State Supreme Court imposes limits on vehicle searches
The right of police to search someone's car after they've been arrested was limited Thursday in an 8-1 decision by the Washington Supreme Court.
Seattle Times staff reporter
The Washington Supreme Court has limited the ability of police to search someone's car after they've been taken into custody, further extending a long tradition of affording state residents more privacy protections than are guaranteed under the Fourth Amendment of the U.S. Constitution.
The ruling overturns the convictions of two men in unrelated cases who were stopped by police, after which officers found drugs during searches of their cars.
The justices, in an 8-1 vote on Thursday, held that police must obtain a warrant to search an arrested driver's car even if they believe it contains evidence of the crime for which the person was taken into custody.
The ruling extends protections not afforded under a 2009 U.S. Supreme Court decision in an Arizona case that found searches in such cases permissible under the Fourth Amendment.
That case, Arizona v. Gant, said police must obtain a warrant to search a vehicle with two narrow exceptions: officer safety — they can conduct a limited search for weapons, for example — and when they reasonably believe the car contains evidence of the crime for which the driver was taken into custody.
Washington's justices found that the officer-safety exemption already exists under Article I, Section 7 of the state constitution, which contains protections against illegal search and seizure similar to those found in the Fourth Amendment.
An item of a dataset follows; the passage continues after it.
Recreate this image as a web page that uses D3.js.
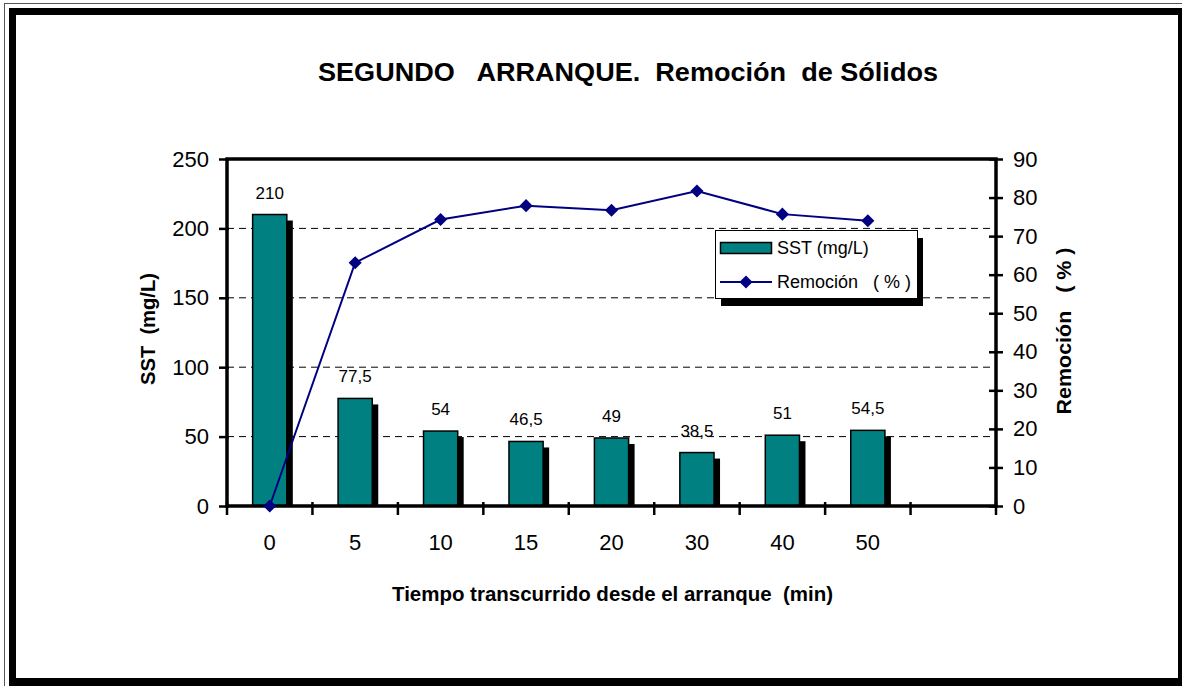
<!DOCTYPE html>
<html>
<head>
<meta charset="utf-8">
<script src="https://cdn.jsdelivr.net/npm/d3@7"></script>
<style>
  body { margin: 0; background: #fff; }
  text { font-family: Arial, "Liberation Sans", sans-serif; }
</style>
</head>
<body>
<script>
// Data
const categories = ["0", "5", "10", "15", "20", "30", "40", "50"];
const sst = [210, 77.5, 54, 46.5, 49, 38.5, 51, 54.5];
const sstLabels = ["210", "77,5", "54", "46,5", "49", "38,5", "51", "54,5"];
const remocion = [0, 63.1, 74.3, 77.9, 76.7, 81.7, 75.7, 74.0];
const sstTicks = [0, 50, 100, 150, 200, 250];
const remTicks = [0, 10, 20, 30, 40, 50, 60, 70, 80, 90];
const gridValues = [50, 100, 150, 200];

// Layout
const width = 1182;
const height = 686;
const plot = { left: 227, right: 996, top: 159, bottom: 506 };
const teal = "#008080";
const navy = "#000080";

const svg = d3.select("body").append("svg")
    .attr("width", width)
    .attr("height", height);

// Outer frame: thin line plus thick black border
svg.append("line").attr("x1", 4).attr("x2", width).attr("y1", 3.5).attr("y2", 3.5)
    .attr("stroke", "#555").attr("stroke-width", 1);
svg.append("line").attr("x1", 4.5).attr("x2", 4.5).attr("y1", 3).attr("y2", height)
    .attr("stroke", "#555").attr("stroke-width", 1);
svg.append("rect").attr("x", 9).attr("y", 8).attr("width", width - 9).attr("height", 7).attr("fill", "#000");
svg.append("rect").attr("x", 9).attr("y", 8).attr("width", 7).attr("height", height - 8).attr("fill", "#000");
svg.append("rect").attr("x", 1178).attr("y", 8).attr("width", 4).attr("height", height - 8).attr("fill", "#000");
svg.append("rect").attr("x", 9).attr("y", 678).attr("width", width - 9).attr("height", 8).attr("fill", "#000");

// Scales (one empty slot at the end, as in the original)
const x = d3.scaleBand()
    .domain([...categories, "_"])
    .range([plot.left, plot.right]);

const ySST = d3.scaleLinear().domain([0, 250]).range([plot.bottom, plot.top]);
const yRem = d3.scaleLinear().domain([0, 90]).range([plot.bottom, plot.top]);

const barW = x.bandwidth() * 0.4;
const cx = c => x(c) + x.bandwidth() / 2;

// Dashed gridlines
svg.append("g").selectAll("line")
    .data(gridValues)
    .join("line")
    .attr("x1", plot.left).attr("x2", plot.right)
    .attr("y1", d => ySST(d)).attr("y2", d => ySST(d))
    .attr("stroke", "#000")
    .attr("stroke-width", 1)
    .attr("stroke-dasharray", "7,5");

// Bar shadows then bars
svg.append("g").selectAll("rect")
    .data(sst)
    .join("rect")
    .attr("x", (d, i) => cx(categories[i]) - barW / 2 + 6)
    .attr("y", d => ySST(d) + 6)
    .attr("width", barW)
    .attr("height", d => plot.bottom - ySST(d) - 6)
    .attr("fill", "#000");

svg.append("g").selectAll("rect")
    .data(sst)
    .join("rect")
    .attr("x", (d, i) => cx(categories[i]) - barW / 2)
    .attr("y", d => ySST(d))
    .attr("width", barW)
    .attr("height", d => plot.bottom - ySST(d))
    .attr("fill", teal)
    .attr("stroke", "#000")
    .attr("stroke-width", 1.5);

// Bar value labels
svg.append("g").selectAll("text")
    .data(sst)
    .join("text")
    .attr("x", (d, i) => cx(categories[i]))
    .attr("y", d => ySST(d) - 16)
    .attr("text-anchor", "middle")
    .attr("font-size", 17)
    .text((d, i) => sstLabels[i]);

// Plot area border
svg.append("rect")
    .attr("x", plot.left).attr("y", plot.top)
    .attr("width", plot.right - plot.left)
    .attr("height", plot.bottom - plot.top)
    .attr("fill", "none")
    .attr("stroke", "#000")
    .attr("stroke-width", 3.5);

// Left axis
const leftAxis = svg.append("g")
    .attr("transform", `translate(${plot.left},0)`)
    .call(d3.axisLeft(ySST).tickValues(sstTicks).tickSize(8).tickPadding(10));
leftAxis.select(".domain").remove();
leftAxis.selectAll("line").attr("stroke-width", 2.5).attr("x2", -8).attr("x1", 2);
leftAxis.selectAll("text").attr("font-size", 22).attr("fill", "#000");

// Right axis
const rightAxis = svg.append("g")
    .attr("transform", `translate(${plot.right},0)`)
    .call(d3.axisRight(yRem).tickValues(remTicks).tickSize(7).tickPadding(10));
rightAxis.select(".domain").remove();
rightAxis.selectAll("line").attr("stroke-width", 2.5).attr("x1", -7);
rightAxis.selectAll("text").attr("font-size", 22).attr("fill", "#000");

// Bottom axis labels (centered in the bands) and boundary ticks
const bottomAxis = svg.append("g")
    .attr("transform", `translate(0,${plot.bottom})`)
    .call(d3.axisBottom(x).tickSize(0).tickPadding(28).tickFormat(d => d === "_" ? "" : d));
bottomAxis.select(".domain").remove();
bottomAxis.selectAll("text").attr("font-size", 22).attr("fill", "#000");

svg.append("g").selectAll("line")
    .data([...x.domain().map(d => x(d)), plot.right])
    .join("line")
    .attr("x1", d => d).attr("x2", d => d)
    .attr("y1", plot.bottom - 4).attr("y2", plot.bottom + 9)
    .attr("stroke", "#000")
    .attr("stroke-width", 2.5);

// Removal line with diamond markers
const line = d3.line()
    .x((d, i) => cx(categories[i]))
    .y(d => yRem(d));

svg.append("path")
    .datum(remocion)
    .attr("d", line)
    .attr("fill", "none")
    .attr("stroke", navy)
    .attr("stroke-width", 2);

const diamond = d3.symbol(d3.symbolSquare, 86);
svg.append("g").selectAll("path")
    .data(remocion)
    .join("path")
    .attr("d", diamond)
    .attr("transform", (d, i) => `translate(${cx(categories[i])},${yRem(d)}) rotate(45)`)
    .attr("fill", navy);

// Legend
const legend = svg.append("g");
legend.append("rect").attr("x", 721).attr("y", 238).attr("width", 202).attr("height", 68).attr("fill", "#000");
legend.append("rect").attr("x", 715.5).attr("y", 230.5).attr("width", 202).attr("height", 68)
    .attr("fill", "#fff").attr("stroke", "#000").attr("stroke-width", 1);
legend.append("rect").attr("x", 720.5).attr("y", 242.5).attr("width", 51).attr("height", 11)
    .attr("fill", teal).attr("stroke", "#000").attr("stroke-width", 1.5);
legend.append("text").attr("x", 777).attr("y", 254).attr("font-size", 18)
    .style("white-space", "pre").text("SST (mg/L)");
legend.append("line").attr("x1", 720).attr("x2", 772).attr("y1", 282).attr("y2", 282)
    .attr("stroke", navy).attr("stroke-width", 2);
legend.append("path").attr("d", diamond)
    .attr("transform", "translate(746,282) rotate(45)").attr("fill", navy);
legend.append("text").attr("x", 777).attr("y", 288).attr("font-size", 18)
    .style("white-space", "pre").text("Remoción   ( % )");

// Titles
svg.append("text")
    .attr("x", 628).attr("y", 81)
    .attr("text-anchor", "middle")
    .attr("font-size", 25).attr("font-weight", "bold")
    .attr("textLength", 620).attr("lengthAdjust", "spacingAndGlyphs")
    .style("white-space", "pre")
    .text("SEGUNDO   ARRANQUE.  Remoción  de Sólidos");

svg.append("text")
    .attr("x", 612.5).attr("y", 601)
    .attr("text-anchor", "middle")
    .attr("font-size", 20).attr("font-weight", "bold")
    .attr("textLength", 441).attr("lengthAdjust", "spacingAndGlyphs")
    .style("white-space", "pre")
    .text("Tiempo transcurrido desde el arranque  (min)");

svg.append("text")
    .attr("transform", "translate(155,329) rotate(-90)")
    .attr("text-anchor", "middle")
    .attr("font-size", 20).attr("font-weight", "bold")
    .attr("textLength", 112).attr("lengthAdjust", "spacingAndGlyphs")
    .style("white-space", "pre")
    .text("SST  (mg/L)");

svg.append("text")
    .attr("transform", "translate(1071,331) rotate(-90)")
    .attr("text-anchor", "middle")
    .attr("font-size", 21).attr("font-weight", "bold")
    .attr("textLength", 167).attr("lengthAdjust", "spacingAndGlyphs")
    .style("white-space", "pre")
    .text("Remoción   ( % )");
</script>
</body>
</html>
But they said the search for evidence of the crime-of-arrest does not qualify as an acceptable warrantless search, and they rejected arguments of prosecutors from around the state who warned in pleadings that forcing officers to obtain warrants to search a car after every arrest will be time-consuming and have other impacts on law enforcement.
"These delays will only multiply if a warrant is required for every stop at 2 a.m. on a Friday night in which the officer concludes it is reasonable to believe there is evidence of the crime of arrest in the vehicle," wrote James Whisman, a senior deputy prosecutor with the King County Prosecutor's Office. "Scores of such arrests occur in any given jurisdiction in any 24-hour period."
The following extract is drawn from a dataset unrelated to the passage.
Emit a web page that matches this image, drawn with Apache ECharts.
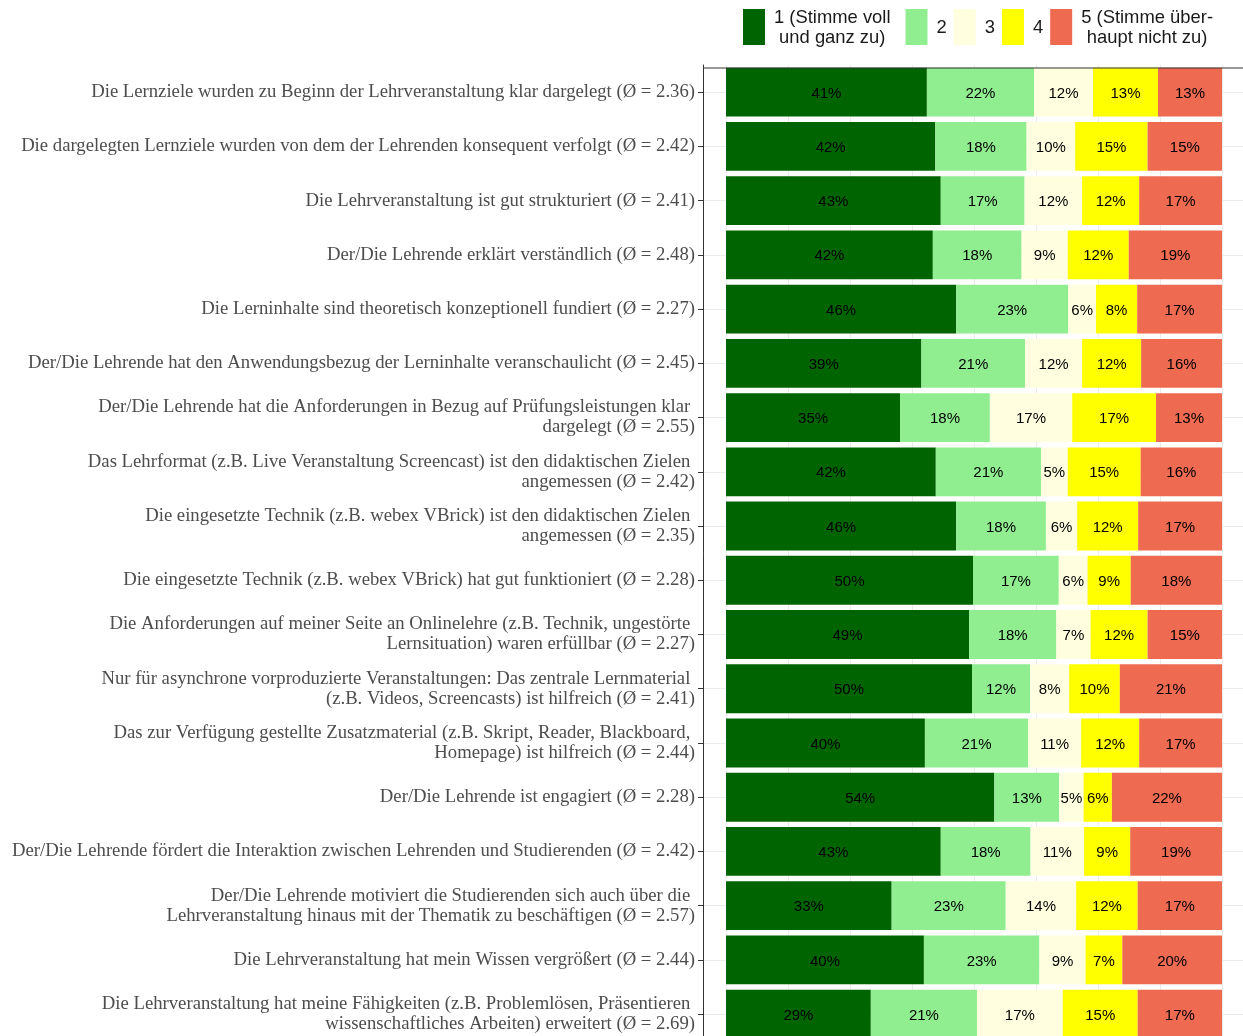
<!DOCTYPE html>
<html>
<head>
<meta charset="utf-8">
<script src="https://cdn.jsdelivr.net/npm/echarts@6/dist/echarts.min.js"></script>
<style>
  html, body { margin: 0; padding: 0; background: #fff; overflow: hidden; }
  #mychart { width: 1243px; height: 1090px; }
</style>
</head>
<body>
<div id="mychart"></div>
<script>
// Fragen (Kategorien), von oben nach unten
var cats = [
  'Die Lernziele wurden zu Beginn der Lehrveranstaltung klar dargelegt (Ø = 2.36)',
  'Die dargelegten Lernziele wurden von dem der Lehrenden konsequent verfolgt (Ø = 2.42)',
  'Die Lehrveranstaltung ist gut strukturiert (Ø = 2.41)',
  'Der/Die Lehrende erklärt verständlich (Ø = 2.48)',
  'Die Lerninhalte sind theoretisch konzeptionell fundiert (Ø = 2.27)',
  'Der/Die Lehrende hat den Anwendungsbezug der Lerninhalte veranschaulicht (Ø = 2.45)',
  'Der/Die Lehrende hat die Anforderungen in Bezug auf Prüfungsleistungen klar \ndargelegt (Ø = 2.55)',
  'Das Lehrformat (z.B. Live Veranstaltung Screencast) ist den didaktischen Zielen \nangemessen (Ø = 2.42)',
  'Die eingesetzte Technik (z.B. webex VBrick) ist den didaktischen Zielen \nangemessen (Ø = 2.35)',
  'Die eingesetzte Technik (z.B. webex VBrick) hat gut funktioniert (Ø = 2.28)',
  'Die Anforderungen auf meiner Seite an Onlinelehre (z.B. Technik, ungestörte \nLernsituation) waren erfüllbar (Ø = 2.27)',
  'Nur für asynchrone vorproduzierte Veranstaltungen: Das zentrale Lernmaterial \n(z.B. Videos, Screencasts) ist hilfreich (Ø = 2.41)',
  'Das zur Verfügung gestellte Zusatzmaterial (z.B. Skript, Reader, Blackboard, \nHomepage) ist hilfreich (Ø = 2.44)',
  'Der/Die Lehrende ist engagiert (Ø = 2.28)',
  'Der/Die Lehrende fördert die Interaktion zwischen Lehrenden und Studierenden (Ø = 2.42)',
  'Der/Die Lehrende motiviert die Studierenden sich auch über die \nLehrveranstaltung hinaus mit der Thematik zu beschäftigen (Ø = 2.57)',
  'Die Lehrveranstaltung hat mein Wissen vergrößert (Ø = 2.44)',
  'Die Lehrveranstaltung hat meine Fähigkeiten (z.B. Problemlösen, Präsentieren \nwissenschaftliches Arbeiten) erweitert (Ø = 2.69)'
];

// Antwortstufen
var levels = ['1 (Stimme voll\nund ganz zu)', '2', '3', '4', '5 (Stimme über-\nhaupt nicht zu)'];
var colors = ['#006400', '#90EE90', '#FFFFE0', '#FFFF00', '#EE6A50'];

// Anteile in % je Stufe
var v1 = [40.5, 42.2, 43.3, 41.7, 46.4, 39.4, 35.1, 42.3, 46.4, 49.8, 49.0, 49.6, 40.1, 54.1, 43.3, 33.4, 39.9, 29.2];
var v2 = [21.6, 18.4, 16.9, 17.9, 22.6, 20.9, 18.1, 21.2, 18.1, 17.3, 17.6, 11.7, 20.8, 13.1, 18.1, 23.0, 23.3, 21.4];
var v3 = [11.9, 9.8, 11.6, 9.3, 5.6, 11.5, 16.6, 5.4, 6.3, 5.8, 6.9, 7.9, 10.7, 4.9, 10.8, 14.2, 9.3, 17.3];
var v4 = [13.1, 14.6, 11.5, 12.3, 8.3, 11.9, 16.9, 14.7, 12.3, 8.7, 11.5, 10.2, 11.7, 5.7, 9.3, 12.4, 7.4, 15.1];
var v5 = [12.9, 15.0, 16.7, 18.8, 17.1, 16.3, 13.3, 16.4, 16.9, 18.4, 15.0, 20.6, 16.7, 22.2, 18.5, 17.0, 20.1, 17.0];

var values = [v1, v2, v3, v4, v5];

var barSeries = levels.map(function (name, i) {
  return {
    name: name,
    type: 'bar',
    stack: 'total',
    xAxisIndex: 1,
    yAxisIndex: 1,
    barWidth: '90%',
    z: 5,
    itemStyle: { color: colors[i] },
    label: {
      show: true,
      position: 'inside',
      offset: [0, 1.5],
      color: '#000',
      fontSize: 15,
      fontFamily: 'Liberation Sans, Arial, sans-serif',
      formatter: function (p) { return Math.round(p.value) + '%'; }
    },
    data: values[i]
  };
});

// horizontale Gitterlinien auf Höhe der Balkenmitte (über das ganze Panel)
var gridLines = {
  type: 'line',
  xAxisIndex: 0,
  yAxisIndex: 0,
  data: [],
  z: 0,
  markLine: {
    silent: true,
    z: 0,
    symbol: ['none', 'none'],
    label: { show: false },
    lineStyle: { color: '#ebebeb', type: 'solid', width: 1 },
    data: cats.map(function (c, i) { return { yAxis: i }; })
  }
};

var option = {
  animation: false,
  backgroundColor: '#fff',
  legend: {
    left: 743,
    top: 7,
    padding: 0,
    itemWidth: 22,
    itemHeight: 36,
    itemGap: 7,
    icon: 'rect',
    data: levels,
    formatter: function (name) {
      var lines = name.split('\n');
      // erster Eintrag hat etwas mehr Abstand zum naechsten
      var tail = name == levels[0] ? '{g| }' : '';
      return lines.map(function (s) { return '{c|' + s + '}' + tail; }).join('\n');
    },
    textStyle: {
      padding: [0, 0, 0, 4],
      rich: {
        c: {
          align: 'center',
          fontSize: 18.4,
          lineHeight: 20,
          padding: [2, 0, 0, 0],
          color: '#1a1a1a',
          fontFamily: 'Liberation Sans, Arial, sans-serif'
        },
        g: {
          align: 'right',
          width: 8,
          fontSize: 18.4,
          lineHeight: 20
        }
      }
    }
  },
  grid: [
    { left: 703, top: 65, width: 600, height: 976.3 },
    { left: 726, top: 65, width: 496, height: 976.3 }
  ],
  xAxis: [
    { gridIndex: 0, type: 'value', min: 0, max: 1, show: false },
    {
      gridIndex: 1,
      type: 'value',
      min: 0,
      max: 100,
      interval: 12.5,
      axisLine: { show: false },
      axisTick: { show: false },
      axisLabel: { show: false },
      splitLine: { show: true, lineStyle: { color: '#ebebeb', width: 1 } }
    }
  ],
  yAxis: [
    {
      gridIndex: 0,
      type: 'category',
      inverse: true,
      data: cats,
      axisLine: { show: true, lineStyle: { color: '#333', width: 1 } },
      axisTick: { show: true, alignWithLabel: true, length: 5, lineStyle: { color: '#333' } },
      splitLine: { show: false },
      axisLabel: {
        margin: 8,
        fontSize: 18.7,
        lineHeight: 20,
        padding: [5, 0, 0, 0],
        color: '#4d4d4d',
        align: 'right',
        fontFamily: 'Liberation Serif, Times New Roman, serif'
      }
    },
    {
      gridIndex: 1,
      type: 'category',
      inverse: true,
      data: cats,
      show: false
    }
  ],
  graphic: [
    // obere Panelkante
    {
      type: 'line',
      shape: { x1: 703, y1: 68, x2: 1243, y2: 68 },
      style: { stroke: '#333', lineWidth: 1.2 },
      z: 10
    }
  ],
  series: [gridLines].concat(barSeries)
};

var myChart = echarts.init(document.getElementById('mychart'));
myChart.setOption(option);
</script>
</body>
</html>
Lila Silverstein, an attorney with the Washington Appellate Project and the attorney for Daniel Snapp, one of the men who was arrested, said that the justices were only following a long practice of extending additional privacy protections to Washington residents.
"This is not a new direction," she said. "It's terrific that our court holds these protections in such regard."
Nor is it unusual for the justices to interpret the state constitution separately from the U.S. document, she said.
While the U.S. Supreme Court only last year found that a warrant was needed to place a GPS tracking device on someone's car, the state has required warrants for years, Silverstein pointed out. Likewise, police in Washington need a warrant to go through someone's garbage or look through a hotel directory, while federal law allows police to do those things without a warrant, she said.
A Washington State Patrol trooper arrested Snapp in 2006 for having a faulty seat belt. An officer said Snapp made furtive movements that made the officer suspect he was hiding something.
A search of his car turned up a crack pipe, drugs and evidence of identity theft. Snapp, who was a wanted felon, was convicted of identity-theft charges. His attorneys said that the search was illegal and that evidence found in the car was not admissible.
Roger Wright, the other driver, was stopped by Seattle police in 2006 for driving without his lights on in an area police said was known for burglaries and car prowls. The officer smelled marijuana when he approached the car and arrested Wright, passing him off to another officer. A search of the car turned up marijuana, Ecstasy and $1,300 cash.
The justices reversed the convictions of both men and sent the cases back to the trial court.
The dissent, by Justice James Johnson, said Thursday's ruling was too limiting for police and marked yet another of several "changes in direction" the court has taken in this area over the past 20 years.